Никогда. Если бы я к ним попал, то сегодня с вами не разговаривал бы.
Немецкие листовки видели?
А как же. Когда я ее в первый раз поднял с земли, то подумал: «Ловкие сволочи!» На рисунке было изображено еврееподобное лицо Сталина. Морщинистое и страшненькое. Надписи я особенно не помню, но понимал издевку. Закинул в сторону. Больше не интересовался.
После того, как меня ранило, Славка принял решение уйти с позиции. За это ему досталось от комбата, как он мне после рассказывал. Я еще командиру при встрече в полевом госпитале пожаловался, что даже гвардейского значка не осталось. Он свой с груди снял и отдал мне. Но в госпитале все забрали. А жалко. Лежал я в Витебске. В госпиталь мне приносили сигареты местные жители. С недели две там находился.

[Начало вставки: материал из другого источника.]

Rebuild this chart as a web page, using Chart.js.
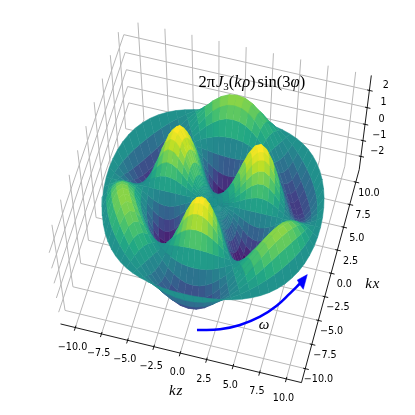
<!DOCTYPE html>
<html><head><meta charset="utf-8">
<style>html,body{margin:0;padding:0;background:#fff}canvas{display:block}</style>
<script src="https://cdn.jsdelivr.net/npm/chart.js@4"></script>
</head><body><canvas id="c" width="415" height="415"></canvas>
<script>
// ---- values ----
const kzTicks=[-10,-7.5,-5,-2.5,0,2.5,5,7.5,10];
const kxTicks=[-10,-7.5,-5,-2.5,0,2.5,5,7.5,10];
const zTicks=[-2,-1,0,1,2];
const kzLabels=['\u221210.0','\u22127.5','\u22125.0','\u22122.5','0.0','2.5','5.0','7.5','10.0'];
const kxLabels=['\u221210.0','\u22127.5','\u22125.0','\u22122.5','0.0','2.5','5.0','7.5','10.0'];
const zLabels=['\u22122','\u22121','0','1','2'];
const rhoSamples=[0,.5,1,1.5,2,2.5,3,3.5,4,4.5,5,5.5,6,6.5,7,7.5,8,8.5,9,9.5,10];
const radialHeight=[0,.02,.12,.38,.81,1.36,1.94,2.43,2.70,2.67,2.29,1.61,.72,-.22,-1.05,-1.62,-1.83,-1.65,-1.14,-.41,.37];
const angularShape=[
0,.26,.5,.71,.87,.97,1,.97,.87,.71,.5,.26,0,-.26,-.5,-.71,-.87,-.97,-1,-.97,-.87,-.71,-.5,-.26,
0,.26,.5,.71,.87,.97,1,.97,.87,.71,.5,.26,0,-.26,-.5,-.71,-.87,-.97,-1,-.97,-.87,-.71,-.5,-.26,
0,.26,.5,.71,.87,.97,1,.97,.87,.71,.5,.26,0,-.26,-.5,-.71,-.87,-.97,-1,-.97,-.87,-.71,-.5,-.26];
const viridisStops=['#440154','#482475','#414487','#355f8d','#2a788e','#21918c','#22a884','#44bf70','#7ad151','#bddf26','#fde725'];
const arrowX=[197,220,240,260,276.7,290,300];
const arrowY=[330,329.3,325,316.7,305.7,293.3,283.5];
const arrowHeadX=[307.3,297.3,300,303.3,307.3];
const arrowHeadY=[274.6,280,285,289.3,274.6];

// ---- box extents and camera calibration ----
const L=11.42, LZ=2.85;
const calib=[[-1,-1,-1,60,323.5],[1,-1,-1,301.7,382.5],[1,1,-1,359.3,170],[-1,1,-1,130,116.5],
             [-1,1,1,122.7,19],[1,1,1,371,75],[-1,-1,1,47.3,239.8]];
function solveCamera(){
  const rows=[],rhs=[];
  calib.forEach(([a,b,c,X,Y])=>{const u=a*L,v=b*L,z=c*LZ;
    rows.push([u,v,z,1,0,0,0,0,-X*u,-X*v,-X*z]);rhs.push(X);
    rows.push([0,0,0,0,u,v,z,1,-Y*u,-Y*v,-Y*z]);rhs.push(Y);});
  const n=11,A=[];
  for(let i=0;i<n;i++){A.push(new Array(n+1).fill(0));
    for(let j=0;j<n;j++)rows.forEach(r=>A[i][j]+=r[i]*r[j]);
    rows.forEach((r,k)=>A[i][n]+=r[i]*rhs[k]);
    A[i][i]*=1+1e-9;}
  for(let i=0;i<n;i++){let p=i;for(let k=i+1;k<n;k++)if(Math.abs(A[k][i])>Math.abs(A[p][i]))p=k;
    [A[i],A[p]]=[A[p],A[i]];
    for(let k=0;k<n;k++)if(k!==i){const f=A[k][i]/A[i][i];for(let j=i;j<=n;j++)A[k][j]-=f*A[i][j];}}
  return A.map((r,i)=>r[n]/r[i]);
}
const cam=solveCamera();
const depth=(u,v,z)=>cam[8]*u+cam[9]*v+cam[10]*z+1;
function project(u,v,z){const w=depth(u,v,z);
  return {x:(cam[0]*u+cam[1]*v+cam[2]*z+cam[3])/w,y:(cam[4]*u+cam[5]*v+cam[6]*z+cam[7])/w};}

function viridis(t){t=Math.max(0,Math.min(1,t))*(viridisStops.length-1);
  const i=Math.min(Math.floor(t),viridisStops.length-2),f=t-i;
  const h=s=>[1,3,5].map(k=>parseInt(s.substr(k,2),16));
  const a=h(viridisStops[i]),b=h(viridisStops[i+1]);
  return 'rgb('+a.map((c,k)=>Math.round(c+(b[k]-c)*f)).join(',')+')';}

// ---- datasets ----
const datasets=[];
const line=(pts,color,width,extra)=>datasets.push(Object.assign({type:'line',data:pts,borderColor:color,borderWidth:width,
  pointRadius:0,fill:false,tension:0,clip:false},extra||{}));

// arrow
line(arrowX.map((x,i)=>({x,y:arrowY[i]})),'#0000ff',2.5,{tension:.4,borderCapStyle:'butt'});
line(arrowHeadX.map((x,i)=>({x,y:arrowHeadY[i]})),'#0000ff',.5,{fill:'shape',backgroundColor:'#0000ff'});

// axes and ticks
const AX='#000';
line([project(-L,-L,-LZ),project(L,-L,-LZ)],AX,.9);
line([project(L,-L,-LZ),project(L,L,-LZ)],AX,.9);
line([project(L,L,-LZ),project(L,L,LZ)],AX,.9);
kzTicks.forEach(t=>line([project(t,-L-.33,-LZ),project(t,-L+.2,-LZ)],AX,.9));
kxTicks.forEach(t=>line([project(L+.33,t,-LZ),project(L-.2,t,-LZ)],AX,.9));
zTicks.forEach(t=>line([project(L+.3,L,t),project(L-.2,L,t)],AX,.9));

// surface facets, nearest first (the first dataset is painted last)
const facets=[];
const nA=angularShape.length, th=a=>a*2*Math.PI/nA;
for(let i=0;i<rhoSamples.length-1;i++)for(let j=0;j<nA;j++){
  const jj=(j+1)%nA;
  const corner=(ri,aj,ang)=>{const r=rhoSamples[ri];
    return [r*Math.cos(th(ang)),r*Math.sin(th(ang)),radialHeight[ri]*angularShape[aj]];};
  const q=[corner(i,j,j),corner(i+1,j,j),corner(i+1,jj,j+1),corner(i,jj,j+1)];
  const m=[0,1,2].map(k=>q.reduce((s,p)=>s+p[k],0)/4);
  facets.push({q,zm:m[2],d:depth(m[0],m[1],m[2])});
}
facets.sort((a,b)=>a.d-b.d);
const zLo=Math.min(...facets.map(f=>f.zm)), zHi=Math.max(...facets.map(f=>f.zm));
facets.forEach(f=>{const c=viridis((f.zm-zLo)/(zHi-zLo));
  const pts=f.q.map(p=>project(p[0],p[1],p[2]));pts.push(pts[0]);
  line(pts,c,.5,{fill:'shape',backgroundColor:c});});

// grid
const G='#b8b8b8',GW=1;
kzTicks.forEach(t=>{line([project(t,-L,-LZ),project(t,L,-LZ)],G,GW);line([project(t,L,-LZ),project(t,L,LZ)],G,GW);});
kxTicks.forEach(t=>{line([project(L,t,-LZ),project(-L,t,-LZ)],G,GW);line([project(-L,t,-LZ),project(-L,t,LZ)],G,GW);});
zTicks.forEach(t=>{line([project(L,L,t),project(-L,L,t)],G,GW);line([project(-L,L,t),project(-L,-L,t)],G,GW);});

// ---- text ----
const SANS='"DejaVu Sans"', SERIF='"Liberation Serif"';
function runs(ctx,cx,cy,parts){
  let w=0;parts.forEach(p=>{ctx.font=p[1];w+=ctx.measureText(p[0]).width+(p[3]||0);});
  let x=cx-w/2;ctx.textAlign='left';ctx.textBaseline='alphabetic';
  parts.forEach(p=>{ctx.font=p[1];ctx.fillText(p[0],x,cy+(p[2]||0));x+=ctx.measureText(p[0]).width+(p[3]||0);});
}
const textPlugin={id:'txt',afterDraw(ch){
  const c=ch.ctx,sx=ch.scales.x,sy=ch.scales.y;c.save();c.fillStyle='#000';
  const at=(p,dx,dy)=>[sx.getPixelForValue(p.x)+dx,sy.getPixelForValue(p.y)+dy];
  c.font='9.6px '+SANS;c.textAlign='center';c.textBaseline='middle';
  kzTicks.forEach((t,i)=>{const q=at(project(t,-L,-LZ),-2.8,19.5);c.fillText(kzLabels[i],q[0],q[1]);});
  kxTicks.forEach((t,i)=>{const q=at(project(L,t,-LZ),13.2,11);c.fillText(kxLabels[i],q[0],q[1]);});
  zTicks.forEach((t,i)=>{const q=at(project(L,L,t),16.4,-4.7);c.fillText(zLabels[i],q[0],q[1]);});
  const N='16.5px '+SERIF,I='italic 16.5px '+SERIF,S='11px '+SERIF,A='italic 15px '+SERIF;
  runs(c,251.8,86.5,[['2\u03c0',N,0,1],['J',I],['3',S,3.5],['(',N],['k',I,0,.5],['\u03c1',I],[')',N,0,2],['sin(3',N],['\u03c6',I],[')',N]]);
  runs(c,175.7,394.5,[['k',A,0,1],['z',A]]);
  runs(c,372.3,287.5,[['k',A,0,1],['x',A]]);
  runs(c,264,329,[['\u03c9',A]]);
  c.restore();
}};

new Chart(document.getElementById('c'),{
  type:'line',
  data:{datasets},
  options:{responsive:false,animation:false,events:[],
    layout:{padding:0},
    plugins:{legend:{display:false},tooltip:{enabled:false},title:{display:false}},
    scales:{x:{type:'linear',min:0,max:415,display:false},y:{type:'linear',min:0,max:415,reverse:true,display:false}}},
  plugins:[textPlugin]
});
</script></body></html>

Когда девочка в госпитале стаскивала с культи бинт, то он из-за крови присох. Дергает, мне страшно больно. А она боится сильнее дергать. Так что пришлось самому со всей силы, превозмогая боль, сдернуть. Из Витебска нас, тяжелораненых, безруких и безногих, загрузили в эвакопоезд. Были среди нас и раненые — «чайники», как мы их называли: полностью без рук и ног. На носилках лежали танкисты с обожженными лицами: глаза вытекли, и кушать не может. Едем. Где-то между Брестом и Брянском на полустанке остановились. Какая-то женщина бежит рядом с вагонами. И говорит: «Ну что это за война? У людей то руки нет, то ноги». А я в окошко выглядываю и говорю: «Бабушка, нам радоваться надо. Вот те, у кого головы нет — те остались на передовой».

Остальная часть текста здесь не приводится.